Tuesday, November 4, 2014

Atlantia by Ally Condie



Atlantia by Ally Condie
Release Date - October 28, 2014
Publisher Website - Penguin
Publisher Social Media - Twitter
Pages - 368 pages
My Rating - 3/5
**received in exchange for an honest review**

Here is the Goodreads synopsis
Can you hear Atlantia breathing?

For as long as she can remember, Rio has dreamt of the sand and sky Above—of life beyond her underwater city of Atlantia. But in a single moment, all her plans for the future are thwarted when her twin sister, Bay, makes an unexpected decision, stranding Rio Below. Alone, ripped away from the last person who knew Rio’s true self—and the powerful siren voice she has long hidden—she has nothing left to lose.

Guided by a dangerous and unlikely mentor, Rio formulates a plan that leads to increasingly treacherous questions about her mother’s death, her own destiny, and the complex system constructed to govern the divide between land and sea. Her life and her city depend on Rio to listen to the voices of the past and to speak long-hidden truths.
There is something both alluring and dangerous about the bodies of water that sustain our earth. They hold dangers, and yet also hold such beauty. Water itself is necessary for our survival, and yet has the power to kill us. It's untameable and powerful. Anyone who has had dreams of being a mermaid will have dreamt of living under the sea, and Atlantia takes this premise and gives it a slight twist.

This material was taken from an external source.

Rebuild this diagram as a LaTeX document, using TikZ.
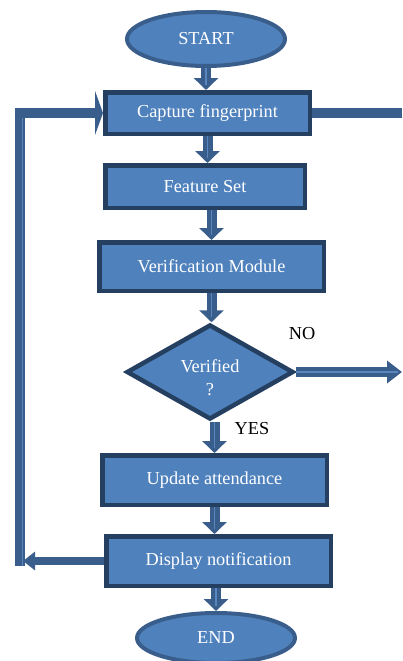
\documentclass[tikz,border=0pt]{standalone}
\usepackage{fontspec}
\setmainfont{Liberation Serif}
\usetikzlibrary{shapes.geometric,arrows.meta}
\definecolor{boxfill}{HTML}{4F81BD}
\definecolor{boxedge}{HTML}{243F60}
\definecolor{arrc}{HTML}{3A5E8C}
\definecolor{stripec}{HTML}{5A86BF}
\begin{document}
\begin{tikzpicture}[x=1pt,y=-1pt,
  font=\fontsize{18.3}{23}\selectfont,
  proc/.style={rectangle, draw=boxedge, line width=4.5pt, fill=boxfill, text=white, inner sep=0pt},
  term/.style={ellipse, draw=arrc, line width=4pt, fill=boxfill, text=white, inner sep=0pt},
  dec/.style={diamond, draw=boxedge, line width=4.5pt, fill=boxfill, text=white, inner sep=0pt, shape aspect=1.76},
  flow/.style={draw=arrc, line width=10pt, -{Triangle[width=24pt,length=12pt]}},
  stripe/.style={draw=stripec, line width=1.8pt, shorten >=5pt},
  loopline/.style={draw=arrc, line width=10pt},
  lbl/.style={text=black}]
\useasboundingbox (0,0) rectangle (402,661);

% nodes
\node[term, minimum width=158pt, minimum height=54pt] (start) at (206,39) {START};
\node[proc, minimum width=204.5pt, minimum height=41.5pt] (cap) at (207.5,113) {Capture fingerprint};
\node[proc, minimum width=199.5pt, minimum height=42.5pt] (feat) at (205,186.5) {Feature Set};
\node[proc, minimum width=224.5pt, minimum height=48.5pt] (ver) at (211.5,266.5) {Verification Module};
\node[dec, minimum width=167pt, minimum height=95pt] (dia) at (210,372)
  {\raisebox{-7pt}[\height][\depth]{\begin{tabular}{@{}c@{}}Verified\\?\end{tabular}}};
\node[proc, minimum width=224.5pt, minimum height=49.5pt] (upd) at (214.5,480) {Update attendance};
\node[proc, minimum width=224.5pt, minimum height=49.5pt] (disp) at (218.5,561) {Display notification};
\node[term, minimum width=158pt, minimum height=50pt] (end) at (216,638) {END};

\node[lbl] (no) at (302,334) {NO};
\node[lbl] (yes) at (252,429) {YES};

\coordinate (noend) at (402,372);
\coordinate (capout) at (402,111);
\coordinate (lb) at (20,566);
\coordinate (lt) at (20,113);
\coordinate (lbh) at (23,561);

% vertical flow arrows
\draw[flow] (start.south) -- (start.south |- cap.north);
\draw[stripe] (start.south) -- (start.south |- cap.north);
\draw[flow] (cap.south) -- (cap.south |- feat.north);
\draw[stripe] (cap.south) -- (cap.south |- feat.north);
\draw[flow] (ver.north |- feat.south) -- (ver.north);
\draw[stripe] (ver.north |- feat.south) -- (ver.north);
\draw[flow] (ver.south) -- (ver.south |- dia.north);
\draw[stripe] (ver.south) -- (ver.south |- dia.north);
\draw[flow] (upd.north |- dia.south) -- (upd.north);
\draw[stripe] (upd.north |- dia.south) -- (upd.north);
\draw[flow] (upd.south) -- (upd.south |- disp.north);
\draw[stripe] (upd.south) -- (upd.south |- disp.north);
\draw[flow] (end.north |- disp.south) -- (end.north);
\draw[stripe] (end.north |- disp.south) -- (end.north);

% NO branch
\draw[flow, -{Triangle[width=22pt,length=15pt]}] (dia.east) -- (noend);
\draw[stripe, shorten >=4pt] (dia.east) -- (noend);

% line leaving capture to the right
\draw[loopline] (cap.east) -- (cap.east -| capout);

% loop back
\draw[flow, line width=8pt, -{Triangle[width=18pt,length=12pt]}] (disp.west) -- (lbh);
\draw[loopline, -{Triangle[width=44pt,length=8pt]}] (lb) -- (lt) -- (cap.west);
\draw[draw=stripec, line width=1.8pt] ([xshift=2.5pt]lb) -- ([xshift=2.5pt,yshift=-5pt]lt);
\end{tikzpicture}
\end{document}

The city of Atlantia and the water that surrounds it are brilliantly developed. Little details give it a rich, textured feel. The world building, and all the little elements that go into it, is something that Ally Condie does rather well. The setting becomes a living, breathing character all own its own. The history, and way of life for the people of Atlantia, is the most fascinating element of the story.

Books with family secrets are some of my favourites. This unravels those secrets at a rather rapid pace towards the end of the novel, but the little we do learn scattered throughout is enough to keep the pages turning. The whys are what drive this story. As a reader you want to know why. You want to know the reason behind everything. It creates an addictive page turner that is a very quick read.

This story is driven by the relationship between the sisters. The romance, while there, is secondary and pushed to the background. Rio's plan is to reunite with her sister, and nothing will stand in the way of that. Especially not a guy. This simple aspect, that Rio would not lose her head over this romance, was welcome and refreshing. Everything that each of these girls do is for each other first and foremost.

This is Rio's story. We learn about Atlantia, and her experiences. I desperately wanted Bay's story of the Above. I wanted to know more of her story, and more about the Above. Where Atlantia feels solid and touchable, the Above feels abstract and unknowable. It creates mystery, but it did feel like something was missing from the story without more from it.

My only real issue with this book was the ending. It felt rushed, and not earned. It felt like the pacing between the beginning section and the end was off. A building of tension would have worked better in this case. The reveals and answers spread out more. It felt like everything came together at once, instead of gradually and it didn't feel like it meshed with the careful, quieter beginning.

A tale of sisters, secrets, and deciding your own fate. Atlantia had much I loved within it's pages, but also had some elements that I wanted more from. A story whose world building is enchanting, but whose pacing felt disjointed. Fans of whimsical, sisterhood driven novels will be swept away by it's charms.